> **Task prompt**:
Retype, exactly as they stand, the lines from the start of the data to the line that contains "(0,0) rectangle (1568,762);", both ends included. Leave the pictures out.

> **Dataset excerpt**:
=======
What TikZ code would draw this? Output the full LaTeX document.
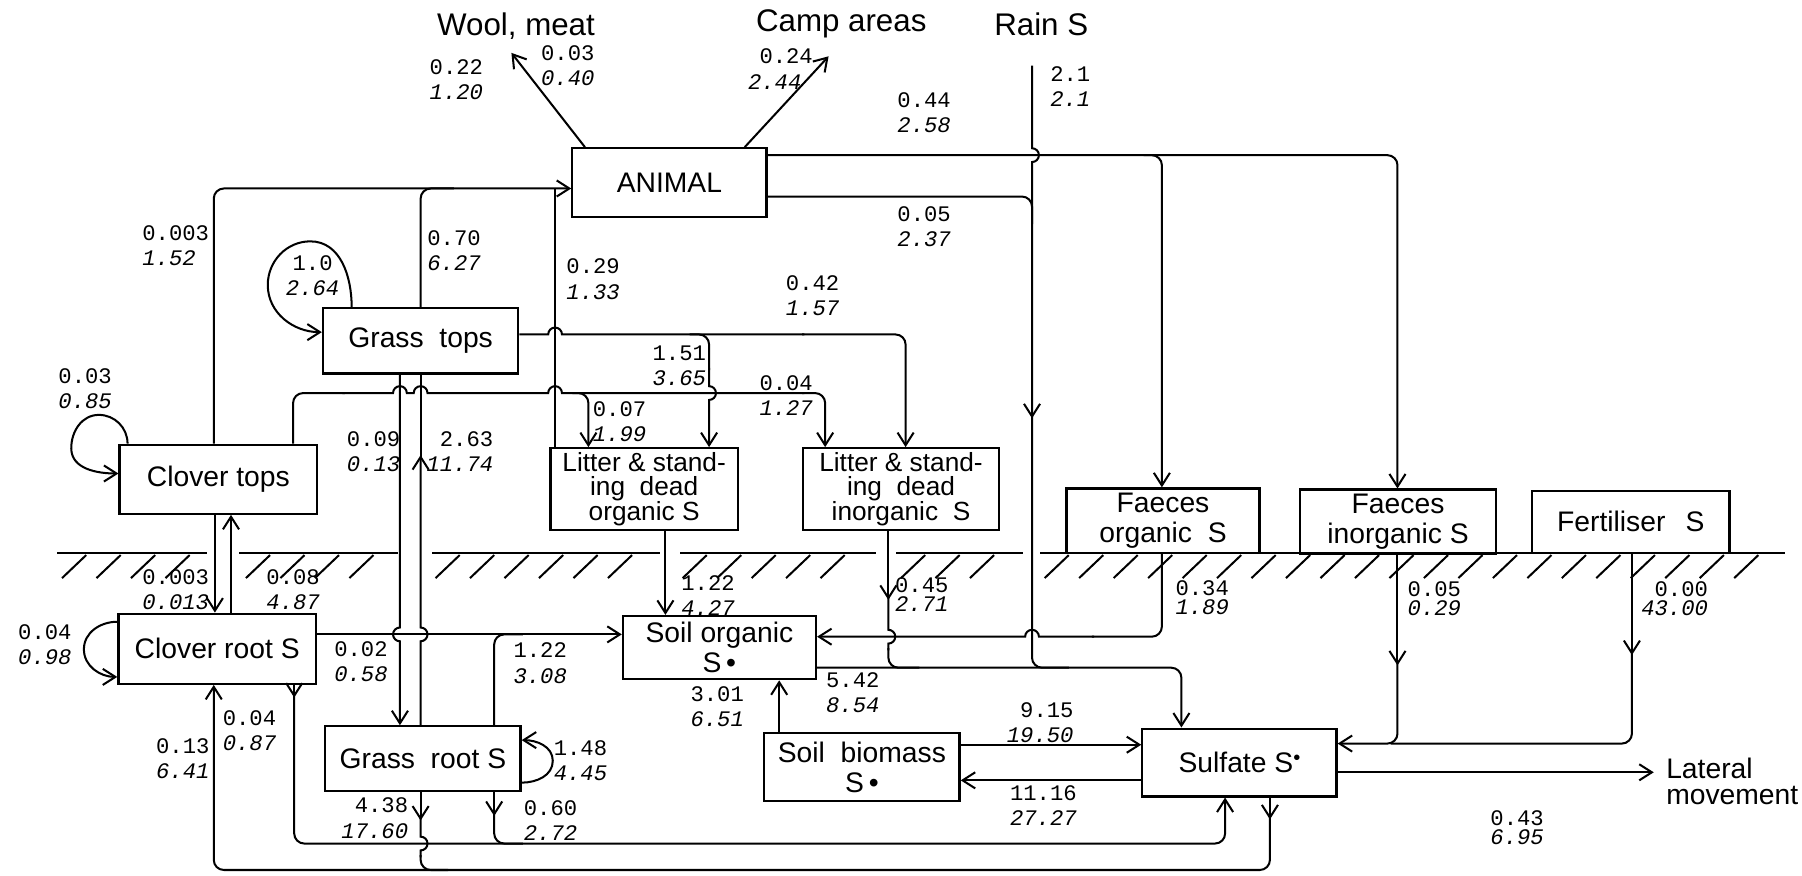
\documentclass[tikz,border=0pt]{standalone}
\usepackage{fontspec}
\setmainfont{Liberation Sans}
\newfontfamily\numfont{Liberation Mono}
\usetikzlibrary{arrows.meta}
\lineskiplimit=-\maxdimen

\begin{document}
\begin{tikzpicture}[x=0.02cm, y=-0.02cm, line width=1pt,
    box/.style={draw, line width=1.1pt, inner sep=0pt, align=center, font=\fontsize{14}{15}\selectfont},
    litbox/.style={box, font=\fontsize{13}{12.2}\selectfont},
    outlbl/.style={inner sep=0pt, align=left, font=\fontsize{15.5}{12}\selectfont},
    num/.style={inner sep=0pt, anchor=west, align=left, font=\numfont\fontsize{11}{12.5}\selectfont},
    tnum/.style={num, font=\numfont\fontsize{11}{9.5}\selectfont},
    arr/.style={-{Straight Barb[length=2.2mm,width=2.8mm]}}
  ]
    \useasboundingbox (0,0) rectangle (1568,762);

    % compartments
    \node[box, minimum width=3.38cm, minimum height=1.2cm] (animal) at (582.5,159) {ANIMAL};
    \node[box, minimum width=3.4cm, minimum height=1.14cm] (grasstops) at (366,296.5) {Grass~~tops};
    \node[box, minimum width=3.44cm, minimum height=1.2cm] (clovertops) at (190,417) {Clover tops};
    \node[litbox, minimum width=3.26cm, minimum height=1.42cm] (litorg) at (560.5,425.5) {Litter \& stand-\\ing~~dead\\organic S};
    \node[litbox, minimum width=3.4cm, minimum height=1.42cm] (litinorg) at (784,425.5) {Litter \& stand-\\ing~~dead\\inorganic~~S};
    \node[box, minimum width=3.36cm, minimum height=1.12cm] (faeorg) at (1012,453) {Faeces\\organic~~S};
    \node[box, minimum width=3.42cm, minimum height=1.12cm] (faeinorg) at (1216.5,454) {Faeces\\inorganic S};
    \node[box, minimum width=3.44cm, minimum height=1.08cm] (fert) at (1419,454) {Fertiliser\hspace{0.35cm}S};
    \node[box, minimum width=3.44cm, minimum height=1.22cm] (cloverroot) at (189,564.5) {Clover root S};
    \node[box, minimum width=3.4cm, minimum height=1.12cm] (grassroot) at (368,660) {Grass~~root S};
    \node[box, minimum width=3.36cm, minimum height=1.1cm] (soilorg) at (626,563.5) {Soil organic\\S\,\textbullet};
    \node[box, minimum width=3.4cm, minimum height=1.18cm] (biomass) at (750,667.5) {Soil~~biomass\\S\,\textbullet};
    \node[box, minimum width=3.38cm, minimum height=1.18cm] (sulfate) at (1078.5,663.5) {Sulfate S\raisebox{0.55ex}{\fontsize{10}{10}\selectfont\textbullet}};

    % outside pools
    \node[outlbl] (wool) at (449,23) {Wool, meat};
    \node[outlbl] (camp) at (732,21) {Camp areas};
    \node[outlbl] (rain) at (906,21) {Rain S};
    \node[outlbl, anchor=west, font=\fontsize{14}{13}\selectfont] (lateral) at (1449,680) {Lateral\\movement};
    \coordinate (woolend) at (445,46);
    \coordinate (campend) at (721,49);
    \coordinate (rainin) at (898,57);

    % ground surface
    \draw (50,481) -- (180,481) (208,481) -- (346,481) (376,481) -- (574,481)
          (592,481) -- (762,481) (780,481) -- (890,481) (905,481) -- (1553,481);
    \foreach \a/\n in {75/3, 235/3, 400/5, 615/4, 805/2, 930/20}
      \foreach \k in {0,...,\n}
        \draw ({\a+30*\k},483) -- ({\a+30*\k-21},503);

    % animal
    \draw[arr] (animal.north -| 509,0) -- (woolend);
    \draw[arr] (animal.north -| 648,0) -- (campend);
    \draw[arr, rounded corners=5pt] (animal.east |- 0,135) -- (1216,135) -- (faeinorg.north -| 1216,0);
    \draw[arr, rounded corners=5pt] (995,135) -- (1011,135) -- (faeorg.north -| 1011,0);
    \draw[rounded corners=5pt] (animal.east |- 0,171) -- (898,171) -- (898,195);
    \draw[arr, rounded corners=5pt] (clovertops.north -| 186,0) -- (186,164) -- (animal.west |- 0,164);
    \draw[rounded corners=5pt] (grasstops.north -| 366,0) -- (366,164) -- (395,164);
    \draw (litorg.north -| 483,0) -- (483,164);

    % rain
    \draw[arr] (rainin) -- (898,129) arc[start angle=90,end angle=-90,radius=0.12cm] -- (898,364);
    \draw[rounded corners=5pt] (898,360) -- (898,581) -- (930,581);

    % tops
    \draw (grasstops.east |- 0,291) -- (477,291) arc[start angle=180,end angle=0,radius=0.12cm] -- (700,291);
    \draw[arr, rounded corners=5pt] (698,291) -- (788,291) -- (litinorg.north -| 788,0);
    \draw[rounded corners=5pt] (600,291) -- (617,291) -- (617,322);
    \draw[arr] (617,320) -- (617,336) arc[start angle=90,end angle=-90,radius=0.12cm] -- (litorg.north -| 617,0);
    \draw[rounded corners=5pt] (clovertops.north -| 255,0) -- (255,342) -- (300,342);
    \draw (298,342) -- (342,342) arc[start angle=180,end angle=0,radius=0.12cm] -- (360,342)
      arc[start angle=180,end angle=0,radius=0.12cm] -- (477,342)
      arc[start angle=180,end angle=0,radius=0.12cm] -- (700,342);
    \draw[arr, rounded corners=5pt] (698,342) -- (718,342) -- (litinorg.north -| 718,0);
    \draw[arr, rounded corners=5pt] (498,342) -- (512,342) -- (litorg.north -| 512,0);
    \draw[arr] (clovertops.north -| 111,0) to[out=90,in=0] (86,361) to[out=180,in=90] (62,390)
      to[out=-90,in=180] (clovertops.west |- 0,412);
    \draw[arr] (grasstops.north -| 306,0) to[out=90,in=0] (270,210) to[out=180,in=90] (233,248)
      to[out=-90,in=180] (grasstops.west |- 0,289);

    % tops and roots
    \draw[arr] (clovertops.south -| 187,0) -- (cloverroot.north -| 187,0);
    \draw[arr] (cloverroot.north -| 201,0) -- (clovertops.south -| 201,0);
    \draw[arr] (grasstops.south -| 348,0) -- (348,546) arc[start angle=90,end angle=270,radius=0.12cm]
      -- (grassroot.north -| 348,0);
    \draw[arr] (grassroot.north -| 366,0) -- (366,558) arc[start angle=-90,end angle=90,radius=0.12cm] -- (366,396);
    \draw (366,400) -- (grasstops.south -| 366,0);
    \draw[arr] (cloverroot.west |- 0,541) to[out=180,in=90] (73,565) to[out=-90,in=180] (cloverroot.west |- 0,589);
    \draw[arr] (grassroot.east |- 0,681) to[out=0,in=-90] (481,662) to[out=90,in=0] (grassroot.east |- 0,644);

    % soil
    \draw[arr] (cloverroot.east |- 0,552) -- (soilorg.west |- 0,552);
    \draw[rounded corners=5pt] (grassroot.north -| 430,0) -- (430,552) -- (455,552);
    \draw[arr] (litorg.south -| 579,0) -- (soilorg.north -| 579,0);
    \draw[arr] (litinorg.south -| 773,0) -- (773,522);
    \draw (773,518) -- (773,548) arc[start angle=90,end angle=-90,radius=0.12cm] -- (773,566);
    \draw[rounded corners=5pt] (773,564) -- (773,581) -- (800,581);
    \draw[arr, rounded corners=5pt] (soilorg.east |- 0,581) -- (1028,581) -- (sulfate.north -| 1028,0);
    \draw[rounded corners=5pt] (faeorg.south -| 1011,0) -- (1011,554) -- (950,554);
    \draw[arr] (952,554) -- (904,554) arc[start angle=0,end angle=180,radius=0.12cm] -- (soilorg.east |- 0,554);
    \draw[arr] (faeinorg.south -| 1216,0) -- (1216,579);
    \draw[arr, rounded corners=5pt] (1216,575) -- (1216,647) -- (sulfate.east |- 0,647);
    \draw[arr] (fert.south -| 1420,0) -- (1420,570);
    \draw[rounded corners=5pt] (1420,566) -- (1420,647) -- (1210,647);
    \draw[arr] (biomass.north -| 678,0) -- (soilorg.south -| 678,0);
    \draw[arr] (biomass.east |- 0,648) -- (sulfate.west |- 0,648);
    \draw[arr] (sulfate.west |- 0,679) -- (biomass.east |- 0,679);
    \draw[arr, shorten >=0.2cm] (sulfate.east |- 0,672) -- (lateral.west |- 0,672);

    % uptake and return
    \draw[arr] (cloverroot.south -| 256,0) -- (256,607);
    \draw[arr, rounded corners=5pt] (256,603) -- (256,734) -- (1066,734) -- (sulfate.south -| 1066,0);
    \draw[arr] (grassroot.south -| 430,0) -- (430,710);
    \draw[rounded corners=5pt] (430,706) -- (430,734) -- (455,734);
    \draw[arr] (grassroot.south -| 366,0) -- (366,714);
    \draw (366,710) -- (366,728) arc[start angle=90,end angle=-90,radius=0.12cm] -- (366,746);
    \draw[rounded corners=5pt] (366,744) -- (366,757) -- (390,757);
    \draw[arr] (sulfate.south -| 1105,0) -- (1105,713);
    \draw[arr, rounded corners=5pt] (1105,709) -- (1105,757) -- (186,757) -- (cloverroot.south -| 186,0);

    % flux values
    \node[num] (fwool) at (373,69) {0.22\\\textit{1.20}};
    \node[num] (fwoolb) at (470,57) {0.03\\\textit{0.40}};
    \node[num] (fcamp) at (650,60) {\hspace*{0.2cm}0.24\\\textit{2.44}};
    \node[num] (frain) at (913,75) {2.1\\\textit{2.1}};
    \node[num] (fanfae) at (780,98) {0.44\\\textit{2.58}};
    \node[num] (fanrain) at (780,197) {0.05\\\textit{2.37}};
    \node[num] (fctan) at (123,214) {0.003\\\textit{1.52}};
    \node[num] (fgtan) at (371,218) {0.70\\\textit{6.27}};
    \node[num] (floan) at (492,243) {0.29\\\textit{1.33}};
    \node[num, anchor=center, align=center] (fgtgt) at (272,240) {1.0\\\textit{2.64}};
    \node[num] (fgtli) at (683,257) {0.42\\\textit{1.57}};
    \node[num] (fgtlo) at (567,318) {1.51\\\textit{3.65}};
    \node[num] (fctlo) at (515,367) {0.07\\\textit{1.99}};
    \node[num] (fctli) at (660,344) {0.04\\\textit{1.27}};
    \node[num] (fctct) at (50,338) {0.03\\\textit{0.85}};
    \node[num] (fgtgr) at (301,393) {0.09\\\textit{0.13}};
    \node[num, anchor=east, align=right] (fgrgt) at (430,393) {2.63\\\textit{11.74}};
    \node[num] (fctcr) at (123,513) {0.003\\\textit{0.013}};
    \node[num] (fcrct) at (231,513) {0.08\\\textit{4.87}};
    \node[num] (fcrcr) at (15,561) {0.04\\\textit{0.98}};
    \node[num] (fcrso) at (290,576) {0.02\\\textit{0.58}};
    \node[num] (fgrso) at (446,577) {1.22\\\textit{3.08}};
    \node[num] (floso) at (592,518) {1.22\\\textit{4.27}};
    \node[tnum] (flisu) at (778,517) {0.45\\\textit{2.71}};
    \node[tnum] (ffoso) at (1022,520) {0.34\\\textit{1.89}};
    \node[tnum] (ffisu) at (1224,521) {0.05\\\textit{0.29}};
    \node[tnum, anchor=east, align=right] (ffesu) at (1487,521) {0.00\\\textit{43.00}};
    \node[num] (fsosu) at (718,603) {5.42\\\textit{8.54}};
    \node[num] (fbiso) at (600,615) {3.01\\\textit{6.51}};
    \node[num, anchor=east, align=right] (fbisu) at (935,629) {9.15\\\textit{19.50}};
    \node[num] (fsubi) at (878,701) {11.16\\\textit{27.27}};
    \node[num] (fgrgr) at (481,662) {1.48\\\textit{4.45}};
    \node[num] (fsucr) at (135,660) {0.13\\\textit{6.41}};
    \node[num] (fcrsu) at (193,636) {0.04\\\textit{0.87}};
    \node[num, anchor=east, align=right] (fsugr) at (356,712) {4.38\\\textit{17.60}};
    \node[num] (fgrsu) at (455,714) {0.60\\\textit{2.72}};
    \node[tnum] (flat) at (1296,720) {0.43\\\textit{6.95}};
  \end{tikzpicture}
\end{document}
=======
> **Output for this exercise**:
What TikZ code would draw this? Output the full LaTeX document.
\documentclass[tikz,border=0pt]{standalone}
\usepackage{fontspec}
\setmainfont{Liberation Sans}
\newfontfamily\numfont{Liberation Mono}
\usetikzlibrary{arrows.meta}
\lineskiplimit=-\maxdimen

\begin{document}
\begin{tikzpicture}[x=0.02cm, y=-0.02cm, line width=1pt,
    box/.style={draw, line width=1.1pt, inner sep=0pt, align=center, font=\fontsize{14}{15}\selectfont},
    litbox/.style={box, font=\fontsize{13}{12.2}\selectfont},
    outlbl/.style={inner sep=0pt, align=left, font=\fontsize{15.5}{12}\selectfont},
    num/.style={inner sep=0pt, anchor=west, align=left, font=\numfont\fontsize{11}{12.5}\selectfont},
    tnum/.style={num, font=\numfont\fontsize{11}{9.5}\selectfont},
    arr/.style={-{Straight Barb[length=2.2mm,width=2.8mm]}}
  ]
    \useasboundingbox (0,0) rectangle (1568,762);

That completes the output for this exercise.